### Requirement
Print exactly the lines from the first one down to the line containing "const fmt = v", both ends included, with no pictures and nothing else.

### Provided data
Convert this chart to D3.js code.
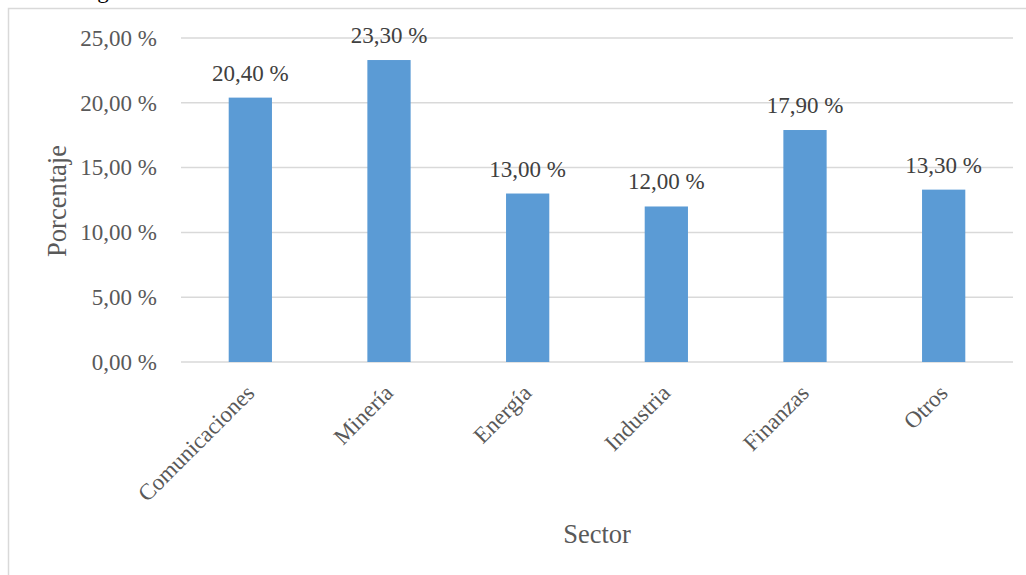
<!DOCTYPE html>
<html><head><meta charset="utf-8">
<script src="https://cdn.jsdelivr.net/npm/d3@7"></script>
<style>body{margin:0;background:#fff}svg{display:block}</style>
</head><body>
<script>
const categories = ["Comunicaciones","Minería","Energía","Industria","Finanzas","Otros"];
const values = [20.4, 23.3, 13.0, 12.0, 17.9, 13.3];
const yTicks = [0, 5, 10, 15, 20, 25];
const yTitle = "Porcentaje";
const xTitle = "Sector";

const W = 1026, H = 575;
const svg = d3.select("body").append("svg").attr("width", W).attr("height", H);
const font = "'Liberation Serif','Times New Roman',serif";
const fmt = v => d3.format(".2f")(v).replace(".", ",") + " %";

// chart area border
svg.append("rect").attr("x", 8.5).attr("y", 8.5).attr("width", 1100).attr("height", 700)
  .attr("fill", "none").attr("stroke", "#D9D9D9").attr("stroke-width", 1.5);
svg.append("text").attr("x", 78).attr("y", -2).attr("font-family", font).attr("font-size", 23)
  .attr("fill", "#000").text("Figura");

const x = d3.scaleBand().domain(categories).range([181, 1013]).paddingInner(0.688).paddingOuter(0.344);
const y = d3.scaleLinear().domain([0, 25]).range([362, 38]);

// gridlines
svg.append("g").selectAll("line").data(yTicks).join("line")
  .attr("x1", 181).attr("x2", 1013).attr("y1", d => y(d)).attr("y2", d => y(d))
  .attr("stroke", "#D9D9D9").attr("stroke-width", 1.5);

// y tick labels
const yAxis = svg.append("g").attr("transform", "translate(157,0)")
  .call(d3.axisLeft(y).tickValues(yTicks).tickSize(0).tickPadding(0).tickFormat(fmt));
yAxis.select(".domain").remove();
yAxis.selectAll("text").attr("font-family", font).attr("font-size", 23).attr("fill", "#595959");

// bars
svg.append("g").selectAll("rect").data(values).join("rect")
  .attr("x", (d, i) => x(categories[i])).attr("width", x.bandwidth())
  .attr("y", d => y(d)).attr("height", d => y(0) - y(d))
  .attr("fill", "#5B9BD5");

// data labels
svg.append("g").selectAll("text").data(values).join("text")
  .attr("x", (d, i) => x(categories[i]) + x.bandwidth() / 2)
  .attr("y", d => y(d) - 17)
  .attr("text-anchor", "middle").attr("font-family", font).attr("font-size", 23).attr("fill", "#404040")
  .text(fmt);

// category labels
svg.append("g").selectAll("text").data(categories).join("text")
  .attr("transform", d => `translate(${x(d) + x.bandwidth() / 2 - 6},${y(0) + 21}) rotate(-45)`)
  .attr("text-anchor", "end").attr("dy", "0.7em")
  .attr("font-family", font).attr("font-size", 23).attr("fill", "#595959")
  .text(d => d);

// axis titles
svg.append("text").attr("transform", "translate(66,201) rotate(-90)")
  .attr("text-anchor", "middle").attr("font-family", font).attr("font-size", 26.5).attr("fill", "#595959")
  .text(yTitle);
svg.append("text").attr("x", 597).attr("y", 543)
  .attr("text-anchor", "middle").attr("font-family", font).attr("font-size", 26.5).attr("fill", "#595959")
  .text(xTitle);
</script>
</body></html>
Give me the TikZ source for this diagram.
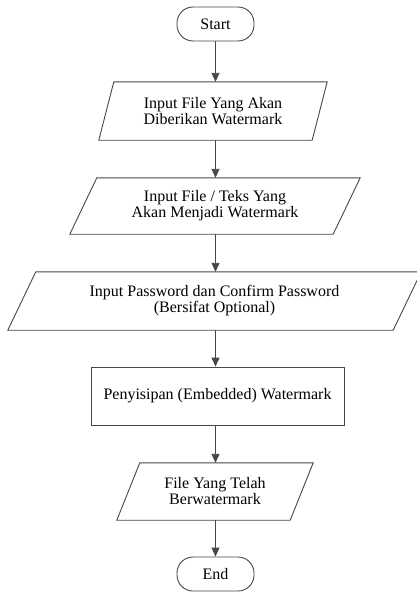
\documentclass[tikz,border=0pt]{standalone}
\usepackage{fontspec}
\setmainfont{Liberation Serif}
\usetikzlibrary{arrows.meta}
\tikzset{
  line/.style={draw=black!72, line width=0.9pt},
  txt/.style={font=\fontsize{16pt}{16pt}\selectfont, align=center, inner sep=0pt},
  term/.style={txt, line, rounded corners=16pt, minimum width=77pt, minimum height=34pt},
  proc/.style={txt, line, minimum width=253pt, minimum height=58pt},
  iobox/.style={txt},
  arr/.style={line, -{Triangle[length=9pt,width=8pt]}}
}
% parallelogram drawn on the frame of a named node: #1 node, #2 slant
\newcommand\ioframe[2]{%
  \draw[line] ([xshift=#2]#1.north west) -- (#1.north east)
    -- ([xshift=-#2]#1.south east) -- (#1.south west) -- cycle;}
\begin{document}
\begin{tikzpicture}[x=1pt,y=-1pt]
  \useasboundingbox (0,0) rectangle (417,594);

  \node[term] (start) at (215.5,24) {Start};
  \node[iobox, minimum width=228pt, minimum height=58pt] (in1) at (213,111)
    {Input File Yang Akan\\Diberikan Watermark};
  \node[iobox, minimum width=290pt, minimum height=56pt] (in2) at (215,206)
    {Input File / Teks Yang\\Akan Menjadi Watermark};
  \node[iobox, minimum width=413pt, minimum height=58pt] (in3) at (214.5,301)
    {Input Password dan Confirm Password\\(Bersifat Optional)};
  \node[proc] (embed) at (217.5,396) {Penyisipan (Embedded) Watermark};
  \node[iobox, minimum width=196pt, minimum height=57pt] (out) at (215,491.5)
    {File Yang Telah\\Berwatermark};
  \node[term] (end) at (215.5,574) {End};

  \ioframe{in1}{15pt}
  \ioframe{in2}{27pt}
  \ioframe{in3}{28pt}
  \ioframe{out}{23pt}

  \draw[arr] (start.south) -- (start.south |- in1.north);
  \draw[arr] (start.south |- in1.south) -- (start.south |- in2.north);
  \draw[arr] (start.south |- in2.south) -- (start.south |- in3.north);
  \draw[arr] (start.south |- in3.south) -- (start.south |- embed.north);
  \draw[arr] (start.south |- embed.south) -- (start.south |- out.north);
  \draw[arr] (start.south |- out.south) -- (end.north);
\end{tikzpicture}
\end{document}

### Problem solution
Convert this chart to D3.js code.
<!DOCTYPE html>
<html><head><meta charset="utf-8">
<script src="https://cdn.jsdelivr.net/npm/d3@7"></script>
<style>body{margin:0;background:#fff}svg{display:block}</style>
</head><body>
<script>
const categories = ["Comunicaciones","Minería","Energía","Industria","Finanzas","Otros"];
const values = [20.4, 23.3, 13.0, 12.0, 17.9, 13.3];
const yTicks = [0, 5, 10, 15, 20, 25];
const yTitle = "Porcentaje";
const xTitle = "Sector";

const W = 1026, H = 575;
const svg = d3.select("body").append("svg").attr("width", W).attr("height", H);
const font = "'Liberation Serif','Times New Roman',serif";
const fmt = v => d3.format(".2f")(v).replace(".", ",") + " %";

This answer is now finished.